A standing-room-only crowd of more than 300 squeezed into Sharpton's Harlem headquarters to hear a lineup that also included Rep. Charles Rangel (news, bio, voting record), the newly minted chairman of the powerful House Ways and Means Committee; Reps. Gregory Meeks (news, bio, voting record) and Nydia Velazquez (news, bio, voting record); hip-hop mogul Russell Simmons; state Attorney General Andrew Cuomo; Lt. Gov. David Paterson; City Council Speaker Christine Quinn and teachers' union head Randi Weingarten.

Rangel, who holds the most powerful position in Congress that any black has ever held, said King made his ascent possible.

"When you see that gavel and you see bills coming out of the Ways and Means Committee, yes, it will be coming from the House of Representatives," he said. "But I want you to know that Martin Luther King is going to be on every page of every bill that comes out of that committee."

The slain civil rights leader's legacy was honored elsewhere in the city with music, speeches and protests.

Four people including the Rev. Herbert Daughtry, pastor of the House of the Lord Church in Brooklyn, were arrested and charged with disorderly conduct for blocking the doors to the Sudan Mission to the United Nations, police said. They were demonstrating over the crisis in Darfur, where 200,000 people have died since rebels from the region's ethnic African community took up arms against the Arab-dominated government in Khartoum in February 2003.

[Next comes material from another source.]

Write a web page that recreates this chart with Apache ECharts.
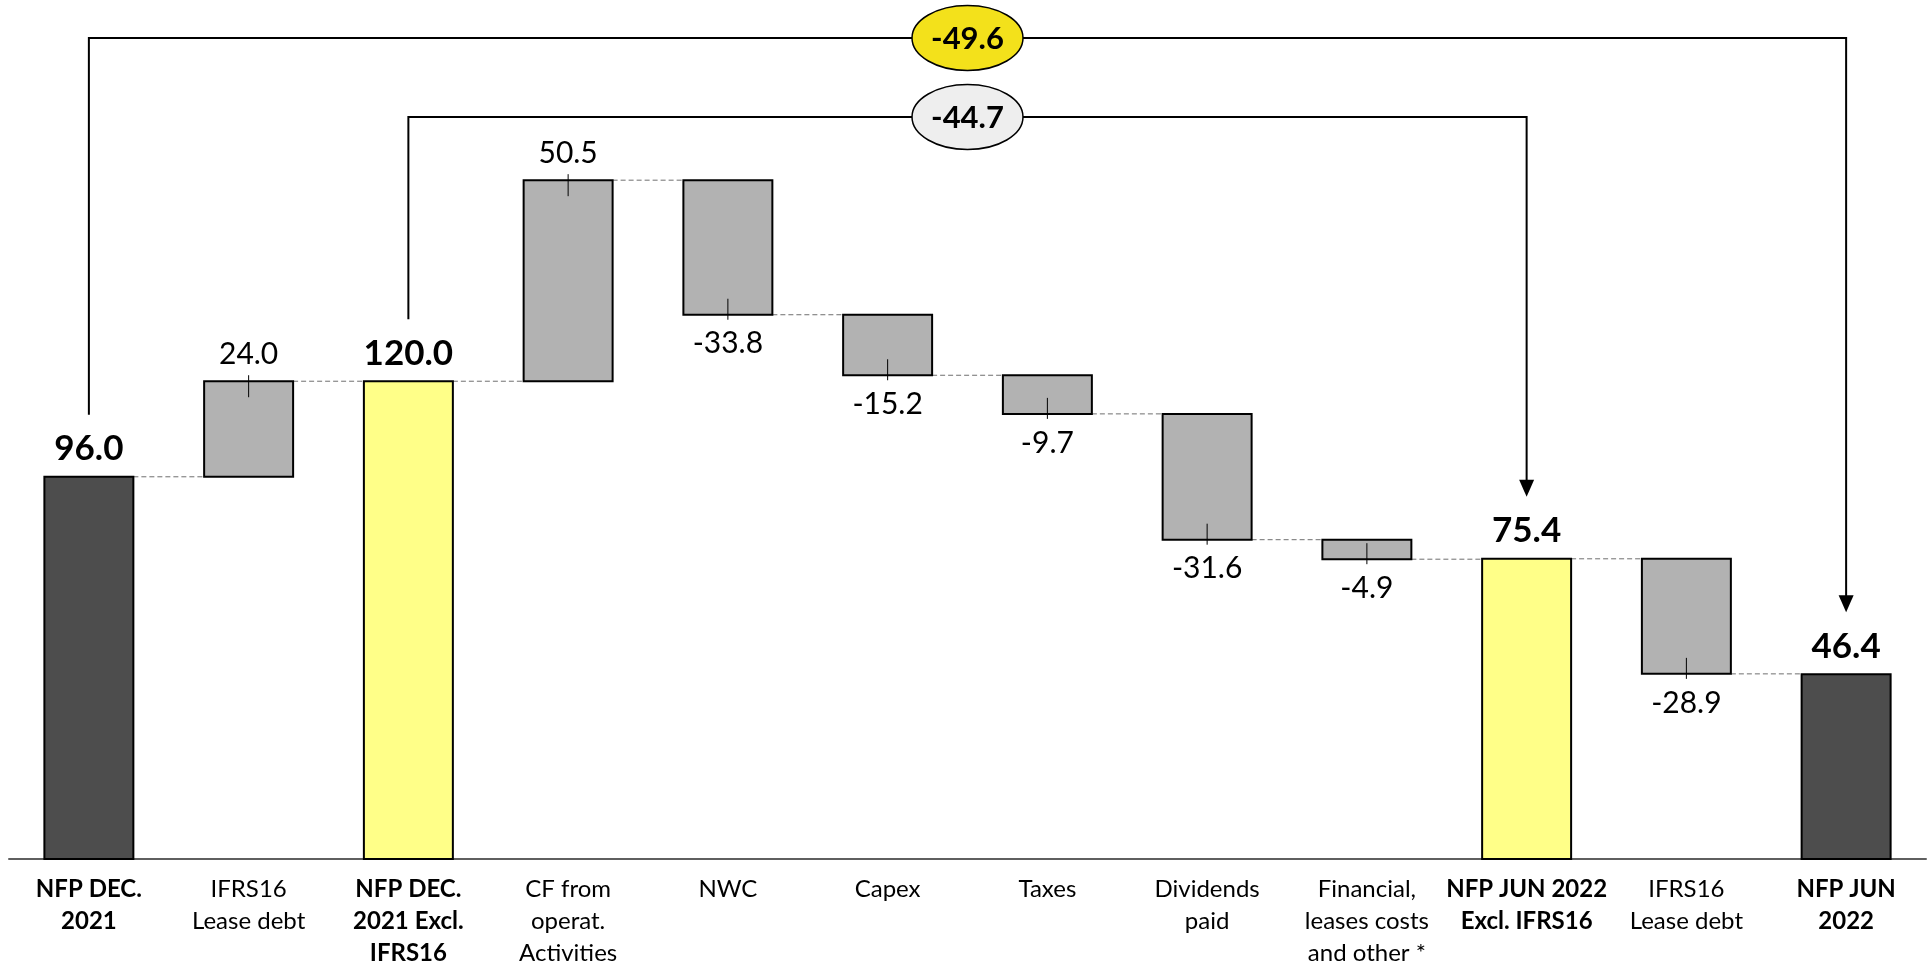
<!DOCTYPE html>
<html>
<head>
<meta charset="utf-8">
<title>Net financial position bridge</title>
<script src="https://cdn.jsdelivr.net/npm/echarts@6/dist/echarts.min.js"></script>
<style>
  html, body { margin: 0; padding: 0; background: #ffffff; overflow: hidden; }
  #chart { width: 100vw; height: 100vh; }
</style>
</head>
<body>
<div id="chart"></div>
<script>
// Bridge categories (x axis) and their values
const categories = [
  'NFP DEC.\n2021',
  'IFRS16\nLease debt',
  'NFP DEC.\n2021 Excl.\nIFRS16',
  'CF from\noperat.\nActivities',
  'NWC',
  'Capex',
  'Taxes',
  'Dividends\npaid',
  'Financial,\nleases costs\nand other *',
  'NFP JUN 2022\nExcl. IFRS16',
  'IFRS16\nLease debt',
  'NFP JUN\n2022'
];
const values = [96.0, 24.0, 120.0, 50.5, -33.8, -15.2, -9.7, -31.6, -4.9, 75.4, -28.9, 46.4];
// 'total' / 'subtotal' bars start at zero, 'delta' bars float on the running level
const kinds = ['total', 'delta', 'subtotal', 'delta', 'delta', 'delta', 'delta', 'delta', 'delta', 'subtotal', 'delta', 'total'];

// Period-over-period change callouts: from bar, to bar, change shown in the ellipse
const bracketFrom = [0, 2];
const bracketTo = [11, 9];
const bracketDelta = [-49.6, -44.7];

// Derived low / high extent of each bar and the running level after it
const lows = [], highs = [], levels = [];
(function () {
  let running = 0;
  values.forEach(function (v, i) {
    if (kinds[i] === 'delta') {
      lows.push(Math.min(running, running + v));
      highs.push(Math.max(running, running + v));
      running += v;
    } else {
      lows.push(0);
      highs.push(v);
      running = v;
    }
    levels.push(running);
  });
})();

const FONT = 'Lato, "Open Sans", sans-serif';
const FILL = { total: '#4d4d4d', subtotal: '#ffff88', delta: '#b2b2b2' };
const BRACKET_Y = [38, 117];          // pixel height of the callout rails
const BRACKET_FILL = ['#f3e11b', '#eeeeee'];

const chart = echarts.init(document.getElementById('chart'), null, { renderer: 'canvas' });

function renderBar(params, api) {
  const i = api.value(0);
  const kind = kinds[i];
  const band = api.size([1, 0])[0];
  const w = band * 0.557;
  const pTop = api.coord([i, highs[i]]);
  const pBot = api.coord([i, lows[i]]);
  const cx = pTop[0];
  const children = [];

  // dashed connector to the next bar at the running level
  if (i < categories.length - 1) {
    const y = api.coord([i, levels[i]])[1];
    children.push({
      type: 'line',
      shape: { x1: cx + w / 2, y1: y, x2: cx + band - w / 2, y2: y },
      style: { stroke: '#6f6f6f', lineWidth: 1, lineDash: [5, 3] }
    });
  }

  children.push({
    type: 'rect',
    shape: { x: cx - w / 2, y: pTop[1], width: w, height: pBot[1] - pTop[1] },
    style: { fill: FILL[kind], stroke: '#000000', lineWidth: 2 }
  });

  const txt = values[i].toFixed(1);
  if (kind === 'delta') {
    const up = values[i] >= 0;
    // small marker at the bar edge where the label sits
    children.push({
      type: 'line',
      shape: up
        ? { x1: cx, y1: pTop[1] - 6, x2: cx, y2: pTop[1] + 16 }
        : { x1: cx, y1: pBot[1] - 16, x2: cx, y2: pBot[1] + 5 },
      style: { stroke: '#000000', lineWidth: 1 }
    });
    children.push({
      type: 'text',
      x: cx,
      y: up ? pTop[1] - 27 : pBot[1] + 29,
      style: {
        text: txt, fill: '#000000', fontFamily: FONT, fontSize: 30,
        align: 'center', verticalAlign: 'middle'
      }
    });
  } else {
    children.push({
      type: 'text',
      x: cx,
      y: pTop[1] - 28,
      style: {
        text: txt, fill: '#000000', fontFamily: FONT, fontSize: 35, fontWeight: 'bold',
        align: 'center', verticalAlign: 'middle'
      }
    });
  }
  return { type: 'group', children: children };
}

function renderBracket(params, api) {
  const k = params.dataIndex;
  const a = api.value(0), b = api.value(1);
  const x1 = api.coord([a, highs[a]])[0];
  const endL = api.coord([a, highs[a]])[1] - 62;
  const x2 = api.coord([b, highs[b]])[0];
  const tip = api.coord([b, highs[b]])[1] - 62;
  const yl = BRACKET_Y[k];
  const ah = 17, aw = 7.5;
  const mx = (x1 + x2) / 2;
  const rx = 55.5, ry = 32.5;
  return {
    type: 'group',
    children: [
      {
        type: 'polyline',
        shape: { points: [[x1, endL], [x1, yl], [x2, yl], [x2, tip - ah + 1]] },
        style: { stroke: '#000000', lineWidth: 2, fill: null }
      },
      {
        type: 'polygon',
        shape: { points: [[x2 - aw, tip - ah], [x2 + aw, tip - ah], [x2, tip]] },
        style: { fill: '#000000' }
      },
      {
        type: 'path',
        shape: {
          pathData: 'M' + (mx - rx) + ',' + yl +
            ' A' + rx + ',' + ry + ' 0 1,0 ' + (mx + rx) + ',' + yl +
            ' A' + rx + ',' + ry + ' 0 1,0 ' + (mx - rx) + ',' + yl + ' Z'
        },
        style: { fill: BRACKET_FILL[k], stroke: '#000000', lineWidth: 1.5 }
      },
      {
        type: 'text',
        x: mx,
        y: yl + 1,
        style: {
          text: api.value(2).toFixed(1), fill: '#000000', fontFamily: FONT,
          fontSize: 31, fontWeight: 'bold', align: 'center', verticalAlign: 'middle'
        }
      }
    ]
  };
}

const option = {
  backgroundColor: '#ffffff',
  animation: false,
  grid: { left: 9, right: 3, top: 3, bottom: 104, containLabel: false },
  xAxis: {
    type: 'category',
    data: categories,
    axisLine: { show: true, lineStyle: { color: '#5f5f5f', width: 2 } },
    axisTick: { show: false },
    axisLabel: {
      interval: 0,
      margin: 14,
      color: '#000000',
      fontFamily: FONT,
      fontSize: 24,
      lineHeight: 32,
      formatter: function (value, index) {
        if (kinds[index] === 'delta') return value;
        return value.split('\n').map(function (l) { return '{b|' + l + '}'; }).join('\n');
      },
      rich: {
        b: { fontWeight: 'bold', fontFamily: FONT, fontSize: 24, lineHeight: 32, color: '#000000' }
      }
    }
  },
  yAxis: {
    type: 'value',
    min: 0,
    max: 215,
    show: false,
    splitLine: { show: false }
  },
  series: [
    {
      type: 'custom',
      clip: false,
      renderItem: renderBar,
      encode: { x: 0, y: [1, 2] },
      data: categories.map(function (c, i) { return [i, lows[i], highs[i]]; }),
      z: 2
    },
    {
      type: 'custom',
      clip: false,
      renderItem: renderBracket,
      encode: { x: [0, 1] },
      data: bracketFrom.map(function (f, k) { return [f, bracketTo[k], bracketDelta[k]]; }),
      z: 3
    }
  ]
};

chart.setOption(option);
window.addEventListener('resize', function () { chart.resize(); });
</script>
</body>
</html>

Daughtry, who had announced that he would stage the civil disobedience demonstration, did not immediately return a telephone message seeking comment Monday evening.

Eighth-graders from a Manhattan private school rallied against the war in Iraq at the Times Square military recruitment Center.

In the Bedford-Stuyvesant section of Brooklyn, volunteers with the New York City Habitat for Humanity marked the holiday by building affordable houses.

Other volunteers served the needy at food pantries and soup kitchens throughout the city.